札幌市学校保健会が研修会 子の自尊感情高めて 宝塚大・日高教授講演
(札幌市 2022-07-08付)

学校保健会日高教授
積極的に授業に取り組むことを訴える日高教授

 札幌市学校保健会(多米淳会長)は6月中旬、札幌医師会館を主会場に、4年度研修会をオンラインで開催した。宝塚大学看護学部の日高庸晴教授が「LGBTsの児童生徒への理解を深める~児童生徒の自尊感情を高めるために」と題して講演。日高教授が調査したデータをもとに、性的マイノリティーの児童生徒に対する学校の支援の在り方や教師の関わり方などを説明。「当事者にとって、誰が本当の理解者なのか分からない。人権教育などの一環で、学校が積極的に授業に取り組むことが重要」と訴えた。

 同会は、学校医・学校歯科医、学校薬剤師、教職員、PTAの代表者が集まり、児童生徒の健康増進に向けた活動を展開。例年6月に研修会、12月に研究大会を開催している。

 日高教授は冒頭、同性愛者および両性愛者の人口比率に関する調査結果を示し「性的マイノリティーの児童はクラスに1人の割合でいると考えた方が良い」と指摘。管理職の中には「自校には性的マイノリティーの児童がいない」と捉えて、LGBTsへの対応に配慮が少ない状況が少なからずあることに警鐘を鳴らした。

 わが国における性的指向と性自認に関する動向として「テレビなどで“ネタ”として扱われたり、公職にある人が差別発言したりする」などの例を挙げ、「こうした社会にあって、LGBTsの当事者は自己肯定感や自尊感情を育むことができるのか」と疑問を呈した。

 3年3月、札幌地裁が同性婚を認めないのは違憲とした判決を解説。その上で、LGBTsの存在を視野に入れた教育現場における実施可能な取組として、①教員研修②授業③性的指向や性自認などに関する教諭のポジティブな発言④図書の配架―などを例示した。

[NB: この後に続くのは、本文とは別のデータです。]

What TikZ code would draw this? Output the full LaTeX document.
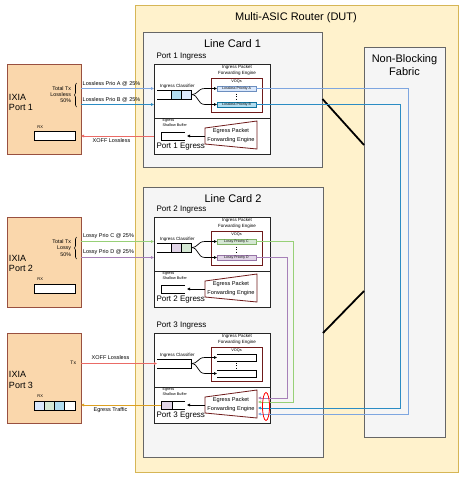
\documentclass[tikz,border=0pt]{standalone}
\usepackage{fontspec}
\setmainfont{Liberation Sans}
\usetikzlibrary{arrows.meta,decorations.pathreplacing,shapes.geometric}
\definecolor{dutfill}{HTML}{FFF2CC}
\definecolor{dutdraw}{HTML}{D6B656}
\definecolor{lcfill}{HTML}{F5F5F5}
\definecolor{lcdraw}{HTML}{666666}
\definecolor{ixfill}{HTML}{FAD7AC}
\definecolor{ixdraw}{HTML}{995040}
\definecolor{voqdraw}{HTML}{6F1A1A}
\definecolor{cA}{HTML}{7EA6E0}
\definecolor{cB}{HTML}{2B8CC4}
\definecolor{cC}{HTML}{97D077}
\definecolor{cD}{HTML}{A680B8}
\definecolor{cR}{HTML}{EA6B66}
\definecolor{cO}{HTML}{DDA020}
\definecolor{fA}{HTML}{DAE8FC}
\definecolor{fB}{HTML}{B1DDF0}
\definecolor{fC}{HTML}{D5E8D4}
\definecolor{fD}{HTML}{E1D5E7}
\definecolor{dA}{HTML}{6C8EBF}
\definecolor{dB}{HTML}{10739E}
\definecolor{dC}{HTML}{82B366}
\definecolor{dD}{HTML}{9673A6}
\tikzset{
  every node/.style={inner sep=0pt, outer sep=0pt},
  dut/.style={draw=dutdraw, fill=dutfill, line width=0.8pt},
  card/.style={draw=lcdraw, fill=lcfill, line width=0.8pt},
  ixia/.style={draw=ixdraw, fill=ixfill, line width=1pt},
  portbox/.style={draw=black!85, fill=white, line width=1pt},
  portdiv/.style={draw=black!85, line width=1pt},
  voqbox/.style={draw=voqdraw, fill=white, line width=0.9pt},
  qline/.style={draw=black, line width=0.7pt},
  cell/.style={draw=black, line width=0.6pt},
  rxbox/.style={draw=black, fill=white, line width=0.8pt},
  engine/.style={draw=voqdraw, fill=white, line width=0.8pt},
  tipS/.style={-{Triangle[length=3pt,width=2.6pt]}},
  blkarrow/.style={draw=black, line width=0.7pt, tipS},
  flow/.style={line width=0.8pt, tipS},
  fabline/.style={draw=black, line width=1.8pt},
  bracebar/.style={draw=black, line width=0.6pt, decorate, decoration={brace, amplitude=2pt}},
  entry/.style={minimum width=39pt, minimum height=5pt, line width=0.6pt, font=\fontsize{3.5}{4}\selectfont},
  ft11/.style={font=\fontsize{11}{13}\selectfont},
  ft9/.style={font=\fontsize{9}{11}\selectfont},
  ft8/.style={font=\fontsize{8}{10}\selectfont},
  ft56/.style={font=\fontsize{5.6}{7}\selectfont},
  ft55/.style={font=\fontsize{5.5}{7}\selectfont},
  ft53/.style={font=\fontsize{5.3}{6}\selectfont},
  ft5/.style={font=\fontsize{5}{6}\selectfont},
  ft45/.style={font=\fontsize{4.5}{5}\selectfont},
  ft4/.style={font=\fontsize{4}{5}\selectfont},
  ft38/.style={font=\fontsize{3.8}{4.5}\selectfont},
  ft36/.style={font=\fontsize{3.8}{4.5}\selectfont},
}
\newcommand{\portblk}[2]{%
\begin{scope}[shift={(0,#2)}]
\node[portbox, anchor=north west, minimum width=116pt, minimum height=90pt] (p#1) at (154,0) {};
\draw[portdiv] (154,54) -- (270,54);
\node[ft8, anchor=west] at (156.5,-7.5) {Port #1 Ingress};
\node[ft45] at (237,3.5) {Ingress Packet};
\node[ft45] at (237,9.5) {Forwarding Engine};
\node[voqbox, anchor=north west, minimum width=51pt, minimum height=34pt] (p#1voq) at (211,14) {};
\node[ft36] at (236.5,18) {VOQs};
\draw[dotted, line width=0.6pt] (236.5,29.5) -- (236.5,36);
\node[ft45, anchor=west] at (160,22) {Ingress Classifier};
\draw[qline] (157,26) -- (191,26) -- (191,35) -- (157,35);
\coordinate (p#1cls) at (157,30.5);
\coordinate (p#1clsR) at (191,30.5);
\coordinate (p#1qa) at (217,24.5);
\coordinate (p#1qb) at (217,40.5);
\draw[blkarrow] (p#1clsR) .. controls (199,30.5) and (197,24.5) .. (205,24.5) -- (p#1qa);
\draw[blkarrow] (p#1clsR) .. controls (199,30.5) and (197,40.5) .. (205,40.5) -- (p#1qb);
\node[ft38, anchor=west] at (162.5,57) {Egress};
\node[ft38, anchor=west] at (162.5,61.5) {Shallow Buffer};
\draw[qline] (185,68) -- (161,68) -- (161,76) -- (185,76);
\coordinate (p#1buf) at (161,72);
\coordinate (p#1bufR) at (187,72);
\draw[engine] (205,64) -- (257,57) -- (257,85) -- (205,80) -- cycle;
\coordinate (p#1engL) at (205,72);
\node[ft56] at (231,67.5) {Egress Packet};
\node[ft56] at (231,76) {Forwarding Engine};
\draw[blkarrow] (p#1engL) -- (p#1bufR);
\node[ft8, anchor=west] at (156.5,83) {Port #1 Egress};
\end{scope}}
\begin{document}
\begin{tikzpicture}[x=1pt,y=-1pt]
\fill[white] (0,0) rectangle (464,477);
\useasboundingbox (0,0) rectangle (464,477);
% router
\node[dut, anchor=north west, minimum width=323pt, minimum height=467pt] (dut) at (135,5) {};
\node[ft11] at (296,17.5) {Multi-ASIC Router (DUT)};
\node[card, anchor=north west, minimum width=179.5pt, minimum height=135pt] (lc1) at (143,32) {};
\node[ft11] at (232.5,44) {Line Card 1};
\node[card, anchor=north west, minimum width=180pt, minimum height=270pt] (lc2) at (143,187) {};
\node[ft11] at (233,199) {Line Card 2};
\node[card, anchor=north west, minimum width=81pt, minimum height=390pt] (fab) at (364,47) {};
\node[ft11] at (404.5,60) {Non-Blocking};
\node[ft11] at (404.5,71.5) {Fabric};
\coordinate (k1a) at (322.5,99); \coordinate (k1b) at (364,145);
\coordinate (k2a) at (323,333); \coordinate (k2b) at (364,291);
\draw[fabline] (k1a) -- (k1b);
\draw[fabline] (k2a) -- (k2b);
% ports
\portblk{1}{64}
\portblk{2}{217}
\portblk{3}{333}
% port 1 specifics
\node[cell, fill=fB, anchor=north west, minimum width=10pt, minimum height=9pt] (p1c1) at (171,90) {};
\node[cell, fill=fA, anchor=north west, minimum width=10pt, minimum height=9pt] (p1c2) at (181,90) {};
\node[entry, fill=fA, draw=dA, anchor=west] (p1qA) at (p1qa) {Lossless Priority A};
\node[entry, fill=fB, draw=dB, anchor=west] (p1qB) at (p1qb) {Lossless Priority B};
% port 2 specifics
\node[cell, fill=fD, anchor=north west, minimum width=10pt, minimum height=9pt] (p2c1) at (171,243) {};
\node[cell, fill=fC, anchor=north west, minimum width=10pt, minimum height=9pt] (p2c2) at (181,243) {};
\node[entry, fill=fC, draw=dC, anchor=west] (p2qC) at (p2qa) {Lossy Priority C};
\node[entry, fill=fD, draw=dD, anchor=west] (p2qD) at (p2qb) {Lossy Priority D};
% port 3 specifics
\draw[qline] (217,354) -- (256,354) -- (256,361) -- (217,361);
\draw[qline] (217,370) -- (256,370) -- (256,377) -- (217,377);
\node[cell, fill=fD, anchor=north west, minimum width=11pt, minimum height=8pt] (p3c1) at (161,401) {};
% IXIA 1
\node[ixia, anchor=north west, minimum width=74pt, minimum height=90pt] (ix1) at (7,64) {};
\node[ft9, anchor=west] at (9,97) {IXIA};
\node[ft9, anchor=west] at (9,107) {Port 1};
\node[ft53, anchor=east] at (71,89) {Total Tx};
\node[ft53, anchor=east] at (71,95) {Lossless};
\node[ft53, anchor=east] at (71,100.5) {50\%};
\draw[bracebar] (76.5,107) -- (76.5,83);
\node[ft4, anchor=west] at (37.5,127) {RX};
\node[rxbox, anchor=north west, minimum width=41pt, minimum height=9pt] (rx1) at (34,131) {};
% IXIA 2
\node[ixia, anchor=north west, minimum width=74pt, minimum height=90pt] (ix2) at (7,217) {};
\node[ft9, anchor=west] at (9,258) {IXIA};
\node[ft9, anchor=west] at (9,268) {Port 2};
\node[ft53, anchor=east] at (71,242) {Total Tx};
\node[ft53, anchor=east] at (71,248) {Lossy};
\node[ft53, anchor=east] at (71,254.5) {50\%};
\draw[bracebar] (76.5,259) -- (76.5,237);
\node[ft4, anchor=west] at (37.5,279) {RX};
\node[rxbox, anchor=north west, minimum width=41pt, minimum height=9pt] (rx2) at (34,284) {};
% IXIA 3
\node[ixia, anchor=north west, minimum width=74pt, minimum height=90pt] (ix3) at (7,333) {};
\node[ft9, anchor=west] at (9,374) {IXIA};
\node[ft9, anchor=west] at (9,385) {Port 3};
\node[ft5, anchor=east] at (76,363) {Tx};
\node[ft4, anchor=west] at (37.5,396) {RX};
\node[rxbox, anchor=north west, minimum width=41pt, minimum height=9pt] (rx3) at (34,401) {};
\node[cell, fill=fA, anchor=north west, minimum width=10.25pt, minimum height=9pt] (r3a) at (34,401) {};
\node[cell, fill=fC, anchor=north west, minimum width=10.25pt, minimum height=9pt] (r3b) at (44.25,401) {};
\node[cell, fill=fB, anchor=north west, minimum width=10.25pt, minimum height=9pt] (r3c) at (54.5,401) {};
% flows from IXIA
\draw[flow, draw=cA] (ix1.east |- p1qa) -- (p1.west |- p1qa);
\node[ft55] at (111.5,84) {Lossless Prio A @ 25\%};
\draw[flow, draw=cB] (ix1.east |- p1qb) -- (p1.west |- p1qb);
\node[ft55] at (111.5,99.5) {Lossless Prio B @ 25\%};
\draw[flow, draw=cR] (p1.west |- p1buf) -- (ix1.east |- p1buf);
\node[ft55] at (111.5,141) {XOFF Lossless};
\draw[flow, draw=cC] (ix2.east |- p2qa) -- (p2.west |- p2qa);
\node[ft55] at (108.5,236.5) {Lossy Prio C @ 25\%};
\draw[flow, draw=cD] (ix2.east |- p2qb) -- (p2.west |- p2qb);
\node[ft55] at (108.5,252) {Lossy Prio D @ 25\%};
\draw[flow, draw=cR] (ix3.east |- p3cls) -- (p3cls);
\node[ft55] at (110.5,358) {XOFF Lossless};
\draw[flow, draw=cO] (p3buf) -- (ix3.east |- p3buf);
\node[ft55] at (110.5,410.5) {Egress Traffic};
% flows through the fabric
\coordinate (colA) at (408,0); \coordinate (colB) at (400,0);
\coordinate (colC) at (293,0); \coordinate (colD) at (287,0);
\coordinate (p3inA) at (258,414); \coordinate (p3inB) at (258,408);
\coordinate (p3inC) at (258,402); \coordinate (p3inD) at (258,398);
\draw[flow, draw=cA] (p1qA.east) -- (colA |- p1qA.east) -- (colA |- p3inA) -- (p3inA);
\draw[flow, draw=cB] (p1qB.east) -- (colB |- p1qB.east) -- (colB |- p3inB) -- (p3inB);
\draw[flow, draw=cC] (p2qC.east) -- (colC |- p2qC.east) -- (colC |- p3inC) -- (p3inC);
\draw[flow, draw=cD] (p2qD.east) -- (colD |- p2qD.east) -- (colD |- p3inD) -- (p3inD);
\node[draw=red, ellipse, minimum width=7pt, minimum height=28pt, line width=0.8pt] (ring) at (266,406.5) {};
\end{tikzpicture}
\end{document}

 トランスジェンダーや性別違和に係る児童生徒に対する学校の支援の事例として、服装やトイレに関する配慮を挙げ「校長次第で取組をするかしないか変わることがあってはならない」と強調した。

 続いて、LGBTsの当事者約1万人を対象にした調査結果を紹介。周囲との違いに初めて気づいた年齢について「トランスジェンダーの人は、レズビアンやゲイ、バイセクシャルの人と比べて低年齢の傾向があった」と説明。「児童生徒が他者との違いに気づき始める年齢を知って、早め早めに教育を始めても良いのでは」と提起した。

 周囲との違いに気づいたとき、誰かに相談したいと感じたかを年齢別に調査したところ、「10代が最も高かった。とりわけトランスジェンダーに高率な傾向があった」と指摘。「教師がいじめの解決の役に立ってくれたか」という調査については、各年齢層で低い結果だった一方で、若年層ほど教師が助けになったと認識していることを紹介した。

 親や職場・学校へのカミングアウトする状況をみると、若年層ほどカミングアウト率が高くなっていることを示した一方で、およそ25%が性的指向と性自認を暴露される被害に遭っていることを説明した。「当事者にとっては、誰が本当の理解者なのか分からない」と指摘。多様性を尊重する環境整備の推進を前提に「人権教育などの一環で、学校が積極的に授業に取り組むことが重要だ」と強く訴えた。